▸ Instructions to follow: Leave out the pictures and repeat the rest of the material exactly.

▸ Data shown:
##########

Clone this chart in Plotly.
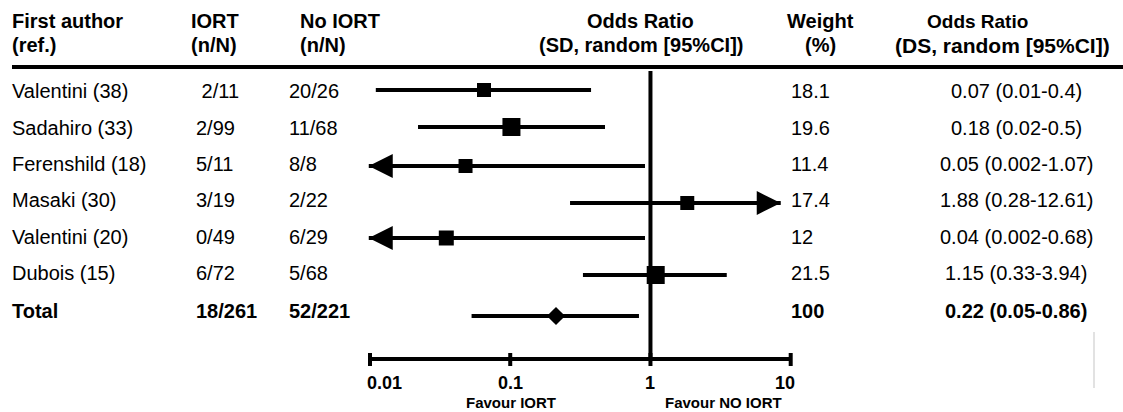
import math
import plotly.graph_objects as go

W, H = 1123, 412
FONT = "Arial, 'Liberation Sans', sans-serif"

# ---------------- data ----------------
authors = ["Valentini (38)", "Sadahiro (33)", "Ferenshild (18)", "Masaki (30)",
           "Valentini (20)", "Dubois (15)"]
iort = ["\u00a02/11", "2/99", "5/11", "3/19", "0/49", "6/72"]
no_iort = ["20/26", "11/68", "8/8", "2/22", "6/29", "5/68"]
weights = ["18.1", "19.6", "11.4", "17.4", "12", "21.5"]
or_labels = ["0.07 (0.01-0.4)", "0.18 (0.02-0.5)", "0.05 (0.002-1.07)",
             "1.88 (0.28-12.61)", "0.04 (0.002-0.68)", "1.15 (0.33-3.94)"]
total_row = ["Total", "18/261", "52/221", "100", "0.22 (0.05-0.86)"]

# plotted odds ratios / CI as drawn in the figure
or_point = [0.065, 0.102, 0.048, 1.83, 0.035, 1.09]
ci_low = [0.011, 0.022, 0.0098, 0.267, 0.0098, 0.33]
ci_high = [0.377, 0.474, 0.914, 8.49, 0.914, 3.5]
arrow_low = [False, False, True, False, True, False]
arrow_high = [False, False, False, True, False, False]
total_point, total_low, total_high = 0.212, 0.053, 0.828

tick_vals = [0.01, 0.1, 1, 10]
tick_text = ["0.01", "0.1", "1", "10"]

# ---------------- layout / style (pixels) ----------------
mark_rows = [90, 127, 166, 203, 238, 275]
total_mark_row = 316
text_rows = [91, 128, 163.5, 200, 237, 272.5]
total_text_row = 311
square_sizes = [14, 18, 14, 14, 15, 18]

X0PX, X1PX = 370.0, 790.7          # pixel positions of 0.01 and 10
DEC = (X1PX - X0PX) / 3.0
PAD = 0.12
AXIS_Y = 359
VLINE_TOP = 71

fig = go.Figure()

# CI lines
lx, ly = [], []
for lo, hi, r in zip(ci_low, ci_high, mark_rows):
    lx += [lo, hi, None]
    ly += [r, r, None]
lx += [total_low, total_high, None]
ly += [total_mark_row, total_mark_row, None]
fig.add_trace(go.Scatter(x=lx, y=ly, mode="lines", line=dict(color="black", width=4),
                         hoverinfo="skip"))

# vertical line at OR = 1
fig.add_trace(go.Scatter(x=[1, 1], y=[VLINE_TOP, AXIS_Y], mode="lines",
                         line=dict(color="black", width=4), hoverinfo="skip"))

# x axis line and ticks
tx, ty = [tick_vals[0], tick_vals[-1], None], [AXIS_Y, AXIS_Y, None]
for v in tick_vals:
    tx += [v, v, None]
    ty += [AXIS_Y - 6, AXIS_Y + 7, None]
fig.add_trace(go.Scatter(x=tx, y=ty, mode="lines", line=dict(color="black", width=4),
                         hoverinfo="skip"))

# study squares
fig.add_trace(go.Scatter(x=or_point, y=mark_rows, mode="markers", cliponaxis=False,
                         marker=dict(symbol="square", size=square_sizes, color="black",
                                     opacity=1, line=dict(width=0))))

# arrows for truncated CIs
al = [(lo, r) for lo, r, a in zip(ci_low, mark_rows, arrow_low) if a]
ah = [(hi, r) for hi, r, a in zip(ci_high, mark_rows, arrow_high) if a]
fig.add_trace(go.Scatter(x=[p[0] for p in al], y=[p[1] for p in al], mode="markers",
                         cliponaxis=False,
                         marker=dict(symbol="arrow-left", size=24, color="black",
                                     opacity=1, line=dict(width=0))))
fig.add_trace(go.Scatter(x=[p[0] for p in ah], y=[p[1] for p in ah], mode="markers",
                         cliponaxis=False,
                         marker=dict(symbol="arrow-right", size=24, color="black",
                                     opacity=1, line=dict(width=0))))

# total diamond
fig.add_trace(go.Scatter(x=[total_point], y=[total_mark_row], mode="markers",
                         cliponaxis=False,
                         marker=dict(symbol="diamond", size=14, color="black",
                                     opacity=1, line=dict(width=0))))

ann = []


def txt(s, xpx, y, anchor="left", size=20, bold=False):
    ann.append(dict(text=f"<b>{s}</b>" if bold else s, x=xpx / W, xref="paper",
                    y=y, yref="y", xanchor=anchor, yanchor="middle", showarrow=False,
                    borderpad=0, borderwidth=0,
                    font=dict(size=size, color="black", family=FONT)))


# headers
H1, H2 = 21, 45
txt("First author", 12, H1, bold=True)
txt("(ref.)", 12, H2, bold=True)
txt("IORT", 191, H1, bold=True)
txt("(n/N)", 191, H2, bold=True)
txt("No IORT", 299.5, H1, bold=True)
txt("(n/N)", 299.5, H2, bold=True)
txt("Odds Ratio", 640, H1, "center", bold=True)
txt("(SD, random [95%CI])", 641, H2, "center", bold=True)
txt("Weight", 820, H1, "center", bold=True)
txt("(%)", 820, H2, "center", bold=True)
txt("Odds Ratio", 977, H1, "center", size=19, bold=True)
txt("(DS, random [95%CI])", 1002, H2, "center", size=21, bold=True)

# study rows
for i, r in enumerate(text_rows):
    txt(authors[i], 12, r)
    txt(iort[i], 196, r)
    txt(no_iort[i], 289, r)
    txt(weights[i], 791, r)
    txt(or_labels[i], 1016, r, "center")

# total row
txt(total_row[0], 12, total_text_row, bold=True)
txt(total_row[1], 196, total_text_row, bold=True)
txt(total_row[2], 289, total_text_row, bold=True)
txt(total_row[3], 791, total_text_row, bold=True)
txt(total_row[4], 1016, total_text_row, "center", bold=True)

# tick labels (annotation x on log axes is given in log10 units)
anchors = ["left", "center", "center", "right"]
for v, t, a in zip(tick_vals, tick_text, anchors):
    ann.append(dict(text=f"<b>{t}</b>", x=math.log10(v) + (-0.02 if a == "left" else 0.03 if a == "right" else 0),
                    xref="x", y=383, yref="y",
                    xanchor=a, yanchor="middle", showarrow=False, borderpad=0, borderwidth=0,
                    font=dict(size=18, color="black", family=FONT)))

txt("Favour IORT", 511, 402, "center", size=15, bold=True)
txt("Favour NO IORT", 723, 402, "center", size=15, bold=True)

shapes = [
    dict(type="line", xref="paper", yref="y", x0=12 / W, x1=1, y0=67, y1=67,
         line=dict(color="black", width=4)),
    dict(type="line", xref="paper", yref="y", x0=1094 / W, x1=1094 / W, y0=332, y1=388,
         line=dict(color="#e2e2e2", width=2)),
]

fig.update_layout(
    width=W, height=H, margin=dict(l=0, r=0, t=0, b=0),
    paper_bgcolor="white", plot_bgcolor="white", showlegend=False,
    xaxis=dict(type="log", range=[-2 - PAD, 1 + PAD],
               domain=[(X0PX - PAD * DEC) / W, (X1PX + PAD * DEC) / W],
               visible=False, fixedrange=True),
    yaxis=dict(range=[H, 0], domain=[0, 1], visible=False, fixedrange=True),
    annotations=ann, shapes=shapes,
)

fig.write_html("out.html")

##########

▸ Task response:
Clone this chart in Plotly.
import math
import plotly.graph_objects as go

W, H = 1123, 412
FONT = "Arial, 'Liberation Sans', sans-serif"

# ---------------- data ----------------
authors = ["Valentini (38)", "Sadahiro (33)", "Ferenshild (18)", "Masaki (30)",
           "Valentini (20)", "Dubois (15)"]
iort = ["\u00a02/11", "2/99", "5/11", "3/19", "0/49", "6/72"]
no_iort = ["20/26", "11/68", "8/8", "2/22", "6/29", "5/68"]
weights = ["18.1", "19.6", "11.4", "17.4", "12", "21.5"]
or_labels = ["0.07 (0.01-0.4)", "0.18 (0.02-0.5)", "0.05 (0.002-1.07)",
             "1.88 (0.28-12.61)", "0.04 (0.002-0.68)", "1.15 (0.33-3.94)"]
total_row = ["Total", "18/261", "52/221", "100", "0.22 (0.05-0.86)"]

# plotted odds ratios / CI as drawn in the figure
or_point = [0.065, 0.102, 0.048, 1.83, 0.035, 1.09]
ci_low = [0.011, 0.022, 0.0098, 0.267, 0.0098, 0.33]
ci_high = [0.377, 0.474, 0.914, 8.49, 0.914, 3.5]
arrow_low = [False, False, True, False, True, False]
arrow_high = [False, False, False, True, False, False]
total_point, total_low, total_high = 0.212, 0.053, 0.828

tick_vals = [0.01, 0.1, 1, 10]
tick_text = ["0.01", "0.1", "1", "10"]

# ---------------- layout / style (pixels) ----------------
mark_rows = [90, 127, 166, 203, 238, 275]
total_mark_row = 316
text_rows = [91, 128, 163.5, 200, 237, 272.5]
total_text_row = 311
square_sizes = [14, 18, 14, 14, 15, 18]

X0PX, X1PX = 370.0, 790.7          # pixel positions of 0.01 and 10
DEC = (X1PX - X0PX) / 3.0
PAD = 0.12
AXIS_Y = 359
VLINE_TOP = 71

fig = go.Figure()

# CI lines
lx, ly = [], []
for lo, hi, r in zip(ci_low, ci_high, mark_rows):
    lx += [lo, hi, None]
    ly += [r, r, None]
lx += [total_low, total_high, None]
ly += [total_mark_row, total_mark_row, None]
fig.add_trace(go.Scatter(x=lx, y=ly, mode="lines", line=dict(color="black", width=4),
                         hoverinfo="skip"))

# vertical line at OR = 1
fig.add_trace(go.Scatter(x=[1, 1], y=[VLINE_TOP, AXIS_Y], mode="lines",
                         line=dict(color="black", width=4), hoverinfo="skip"))

# x axis line and ticks
tx, ty = [tick_vals[0], tick_vals[-1], None], [AXIS_Y, AXIS_Y, None]
for v in tick_vals:
    tx += [v, v, None]
    ty += [AXIS_Y - 6, AXIS_Y + 7, None]
fig.add_trace(go.Scatter(x=tx, y=ty, mode="lines", line=dict(color="black", width=4),
                         hoverinfo="skip"))

# study squares
fig.add_trace(go.Scatter(x=or_point, y=mark_rows, mode="markers", cliponaxis=False,
                         marker=dict(symbol="square", size=square_sizes, color="black",
                                     opacity=1, line=dict(width=0))))

# arrows for truncated CIs
al = [(lo, r) for lo, r, a in zip(ci_low, mark_rows, arrow_low) if a]
ah = [(hi, r) for hi, r, a in zip(ci_high, mark_rows, arrow_high) if a]
fig.add_trace(go.Scatter(x=[p[0] for p in al], y=[p[1] for p in al], mode="markers",
                         cliponaxis=False,
                         marker=dict(symbol="arrow-left", size=24, color="black",
                                     opacity=1, line=dict(width=0))))
fig.add_trace(go.Scatter(x=[p[0] for p in ah], y=[p[1] for p in ah], mode="markers",
                         cliponaxis=False,
                         marker=dict(symbol="arrow-right", size=24, color="black",
                                     opacity=1, line=dict(width=0))))

# total diamond
fig.add_trace(go.Scatter(x=[total_point], y=[total_mark_row], mode="markers",
                         cliponaxis=False,
                         marker=dict(symbol="diamond", size=14, color="black",
                                     opacity=1, line=dict(width=0))))

ann = []


def txt(s, xpx, y, anchor="left", size=20, bold=False):
    ann.append(dict(text=f"<b>{s}</b>" if bold else s, x=xpx / W, xref="paper",
                    y=y, yref="y", xanchor=anchor, yanchor="middle", showarrow=False,
                    borderpad=0, borderwidth=0,
                    font=dict(size=size, color="black", family=FONT)))


# headers
H1, H2 = 21, 45
txt("First author", 12, H1, bold=True)
txt("(ref.)", 12, H2, bold=True)
txt("IORT", 191, H1, bold=True)
txt("(n/N)", 191, H2, bold=True)
txt("No IORT", 299.5, H1, bold=True)
txt("(n/N)", 299.5, H2, bold=True)
txt("Odds Ratio", 640, H1, "center", bold=True)
txt("(SD, random [95%CI])", 641, H2, "center", bold=True)
txt("Weight", 820, H1, "center", bold=True)
txt("(%)", 820, H2, "center", bold=True)
txt("Odds Ratio", 977, H1, "center", size=19, bold=True)
txt("(DS, random [95%CI])", 1002, H2, "center", size=21, bold=True)

# study rows
for i, r in enumerate(text_rows):
    txt(authors[i], 12, r)
    txt(iort[i], 196, r)
    txt(no_iort[i], 289, r)
    txt(weights[i], 791, r)
    txt(or_labels[i], 1016, r, "center")

# total row
txt(total_row[0], 12, total_text_row, bold=True)
txt(total_row[1], 196, total_text_row, bold=True)
txt(total_row[2], 289, total_text_row, bold=True)
txt(total_row[3], 791, total_text_row, bold=True)
txt(total_row[4], 1016, total_text_row, "center", bold=True)

# tick labels (annotation x on log axes is given in log10 units)
anchors = ["left", "center", "center", "right"]
for v, t, a in zip(tick_vals, tick_text, anchors):
    ann.append(dict(text=f"<b>{t}</b>", x=math.log10(v) + (-0.02 if a == "left" else 0.03 if a == "right" else 0),
                    xref="x", y=383, yref="y",
                    xanchor=a, yanchor="middle", showarrow=False, borderpad=0, borderwidth=0,
                    font=dict(size=18, color="black", family=FONT)))

txt("Favour IORT", 511, 402, "center", size=15, bold=True)
txt("Favour NO IORT", 723, 402, "center", size=15, bold=True)

shapes = [
    dict(type="line", xref="paper", yref="y", x0=12 / W, x1=1, y0=67, y1=67,
         line=dict(color="black", width=4)),
    dict(type="line", xref="paper", yref="y", x0=1094 / W, x1=1094 / W, y0=332, y1=388,
         line=dict(color="#e2e2e2", width=2)),
]

fig.update_layout(
    width=W, height=H, margin=dict(l=0, r=0, t=0, b=0),
    paper_bgcolor="white", plot_bgcolor="white", showlegend=False,
    xaxis=dict(type="log", range=[-2 - PAD, 1 + PAD],
               domain=[(X0PX - PAD * DEC) / W, (X1PX + PAD * DEC) / W],
               visible=False, fixedrange=True),
    yaxis=dict(range=[H, 0], domain=[0, 1], visible=False, fixedrange=True),
    annotations=ann, shapes=shapes,
)

fig.write_html("out.html")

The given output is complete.